Dataset records:
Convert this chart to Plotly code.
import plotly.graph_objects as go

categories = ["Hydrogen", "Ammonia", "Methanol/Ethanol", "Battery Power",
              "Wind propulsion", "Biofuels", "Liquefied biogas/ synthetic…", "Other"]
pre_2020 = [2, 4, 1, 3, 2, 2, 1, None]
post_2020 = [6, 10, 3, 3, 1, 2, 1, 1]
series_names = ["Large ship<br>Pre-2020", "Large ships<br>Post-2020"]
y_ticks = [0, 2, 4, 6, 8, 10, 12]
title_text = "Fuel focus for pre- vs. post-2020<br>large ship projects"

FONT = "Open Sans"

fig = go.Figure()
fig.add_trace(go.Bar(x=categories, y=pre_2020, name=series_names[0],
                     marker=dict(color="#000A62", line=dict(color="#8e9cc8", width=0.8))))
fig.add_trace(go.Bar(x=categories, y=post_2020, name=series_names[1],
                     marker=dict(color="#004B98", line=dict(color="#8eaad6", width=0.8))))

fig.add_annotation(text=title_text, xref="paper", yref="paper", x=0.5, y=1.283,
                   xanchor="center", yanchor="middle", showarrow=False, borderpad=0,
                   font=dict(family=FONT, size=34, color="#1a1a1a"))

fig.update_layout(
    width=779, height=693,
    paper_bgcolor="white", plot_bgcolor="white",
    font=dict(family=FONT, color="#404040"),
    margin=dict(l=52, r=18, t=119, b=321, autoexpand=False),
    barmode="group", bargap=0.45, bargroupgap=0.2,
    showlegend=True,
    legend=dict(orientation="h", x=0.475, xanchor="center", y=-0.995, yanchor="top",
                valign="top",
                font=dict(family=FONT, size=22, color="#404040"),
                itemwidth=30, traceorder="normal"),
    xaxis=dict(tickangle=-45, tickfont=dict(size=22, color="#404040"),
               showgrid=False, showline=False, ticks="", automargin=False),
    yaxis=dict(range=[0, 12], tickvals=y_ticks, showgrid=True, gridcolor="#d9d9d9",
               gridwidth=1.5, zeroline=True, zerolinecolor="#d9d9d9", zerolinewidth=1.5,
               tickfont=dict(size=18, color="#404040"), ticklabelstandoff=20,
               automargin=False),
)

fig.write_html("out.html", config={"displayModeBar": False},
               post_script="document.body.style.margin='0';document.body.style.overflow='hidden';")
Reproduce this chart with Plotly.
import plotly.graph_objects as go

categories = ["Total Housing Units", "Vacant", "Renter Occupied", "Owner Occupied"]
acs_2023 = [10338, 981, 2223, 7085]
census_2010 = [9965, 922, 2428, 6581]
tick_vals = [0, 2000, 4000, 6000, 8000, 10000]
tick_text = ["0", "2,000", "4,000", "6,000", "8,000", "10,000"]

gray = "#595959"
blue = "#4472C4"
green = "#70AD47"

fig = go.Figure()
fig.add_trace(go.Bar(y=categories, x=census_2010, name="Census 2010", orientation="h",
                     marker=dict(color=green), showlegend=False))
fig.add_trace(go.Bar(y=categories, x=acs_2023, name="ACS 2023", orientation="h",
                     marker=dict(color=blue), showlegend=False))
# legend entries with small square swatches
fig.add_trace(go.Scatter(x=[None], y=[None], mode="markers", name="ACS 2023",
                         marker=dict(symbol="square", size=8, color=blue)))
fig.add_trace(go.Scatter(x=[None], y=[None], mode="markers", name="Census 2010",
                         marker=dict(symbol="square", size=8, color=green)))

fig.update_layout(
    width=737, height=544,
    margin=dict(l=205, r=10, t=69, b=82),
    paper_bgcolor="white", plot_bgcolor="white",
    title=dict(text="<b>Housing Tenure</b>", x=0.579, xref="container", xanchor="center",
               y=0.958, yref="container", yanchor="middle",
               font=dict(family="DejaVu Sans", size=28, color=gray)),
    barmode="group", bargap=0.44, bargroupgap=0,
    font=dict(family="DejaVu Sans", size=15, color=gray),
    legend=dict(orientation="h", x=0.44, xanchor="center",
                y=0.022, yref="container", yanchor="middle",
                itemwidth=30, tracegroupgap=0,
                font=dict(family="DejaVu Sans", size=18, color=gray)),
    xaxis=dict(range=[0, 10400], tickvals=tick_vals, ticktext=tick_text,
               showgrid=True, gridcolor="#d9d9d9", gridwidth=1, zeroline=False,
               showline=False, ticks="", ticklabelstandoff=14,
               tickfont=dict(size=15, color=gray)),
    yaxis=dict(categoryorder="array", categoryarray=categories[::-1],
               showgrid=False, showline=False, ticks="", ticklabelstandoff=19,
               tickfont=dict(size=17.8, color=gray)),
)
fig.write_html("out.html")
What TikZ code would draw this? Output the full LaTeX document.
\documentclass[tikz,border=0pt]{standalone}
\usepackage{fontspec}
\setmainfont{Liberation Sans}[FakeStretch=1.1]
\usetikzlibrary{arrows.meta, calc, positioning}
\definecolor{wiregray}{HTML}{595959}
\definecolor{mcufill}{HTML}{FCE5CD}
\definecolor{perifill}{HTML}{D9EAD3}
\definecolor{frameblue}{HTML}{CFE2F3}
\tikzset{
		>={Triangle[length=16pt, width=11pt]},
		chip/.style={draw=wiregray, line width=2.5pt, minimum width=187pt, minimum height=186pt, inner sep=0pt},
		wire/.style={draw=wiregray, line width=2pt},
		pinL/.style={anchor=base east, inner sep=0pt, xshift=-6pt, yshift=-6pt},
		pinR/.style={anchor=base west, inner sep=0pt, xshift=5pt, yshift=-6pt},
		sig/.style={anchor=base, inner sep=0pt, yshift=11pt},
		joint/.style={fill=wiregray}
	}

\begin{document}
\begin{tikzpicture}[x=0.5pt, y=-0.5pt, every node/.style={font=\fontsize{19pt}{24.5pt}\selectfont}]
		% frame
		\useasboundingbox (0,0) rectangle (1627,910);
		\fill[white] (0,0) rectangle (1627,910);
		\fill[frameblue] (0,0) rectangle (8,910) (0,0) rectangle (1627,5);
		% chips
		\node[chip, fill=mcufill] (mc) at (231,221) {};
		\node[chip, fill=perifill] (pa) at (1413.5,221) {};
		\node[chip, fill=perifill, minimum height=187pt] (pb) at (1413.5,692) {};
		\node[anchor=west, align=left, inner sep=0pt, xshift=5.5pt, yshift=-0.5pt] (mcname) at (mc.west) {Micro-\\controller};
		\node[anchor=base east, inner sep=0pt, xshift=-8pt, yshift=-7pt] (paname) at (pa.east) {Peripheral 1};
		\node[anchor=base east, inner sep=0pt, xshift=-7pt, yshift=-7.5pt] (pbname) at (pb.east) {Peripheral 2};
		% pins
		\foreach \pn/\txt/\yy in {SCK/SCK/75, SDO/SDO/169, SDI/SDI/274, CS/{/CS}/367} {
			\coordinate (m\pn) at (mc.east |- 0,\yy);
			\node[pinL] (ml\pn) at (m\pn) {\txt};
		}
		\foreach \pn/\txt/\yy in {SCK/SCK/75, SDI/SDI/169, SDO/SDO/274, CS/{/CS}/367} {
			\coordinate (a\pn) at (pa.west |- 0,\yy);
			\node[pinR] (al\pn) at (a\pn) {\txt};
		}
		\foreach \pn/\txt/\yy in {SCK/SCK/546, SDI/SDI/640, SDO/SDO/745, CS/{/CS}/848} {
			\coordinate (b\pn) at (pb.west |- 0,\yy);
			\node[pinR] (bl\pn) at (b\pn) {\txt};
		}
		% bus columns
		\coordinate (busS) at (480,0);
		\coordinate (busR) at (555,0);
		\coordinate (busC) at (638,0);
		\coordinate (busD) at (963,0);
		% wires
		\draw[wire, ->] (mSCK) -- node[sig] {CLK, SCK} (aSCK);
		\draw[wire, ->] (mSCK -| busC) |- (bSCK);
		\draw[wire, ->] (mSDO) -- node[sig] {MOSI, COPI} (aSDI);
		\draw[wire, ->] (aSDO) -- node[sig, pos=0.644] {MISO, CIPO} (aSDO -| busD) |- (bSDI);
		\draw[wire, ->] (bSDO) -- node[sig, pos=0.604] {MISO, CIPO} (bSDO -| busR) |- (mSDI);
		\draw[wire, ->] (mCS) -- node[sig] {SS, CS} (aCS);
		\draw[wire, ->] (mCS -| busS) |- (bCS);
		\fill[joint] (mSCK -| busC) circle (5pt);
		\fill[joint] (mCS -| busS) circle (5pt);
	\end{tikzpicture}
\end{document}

Requirement: Copy each line above that contains the string "chart".

Solved exercise:
Convert this chart to Plotly code.
Reproduce this chart with Plotly.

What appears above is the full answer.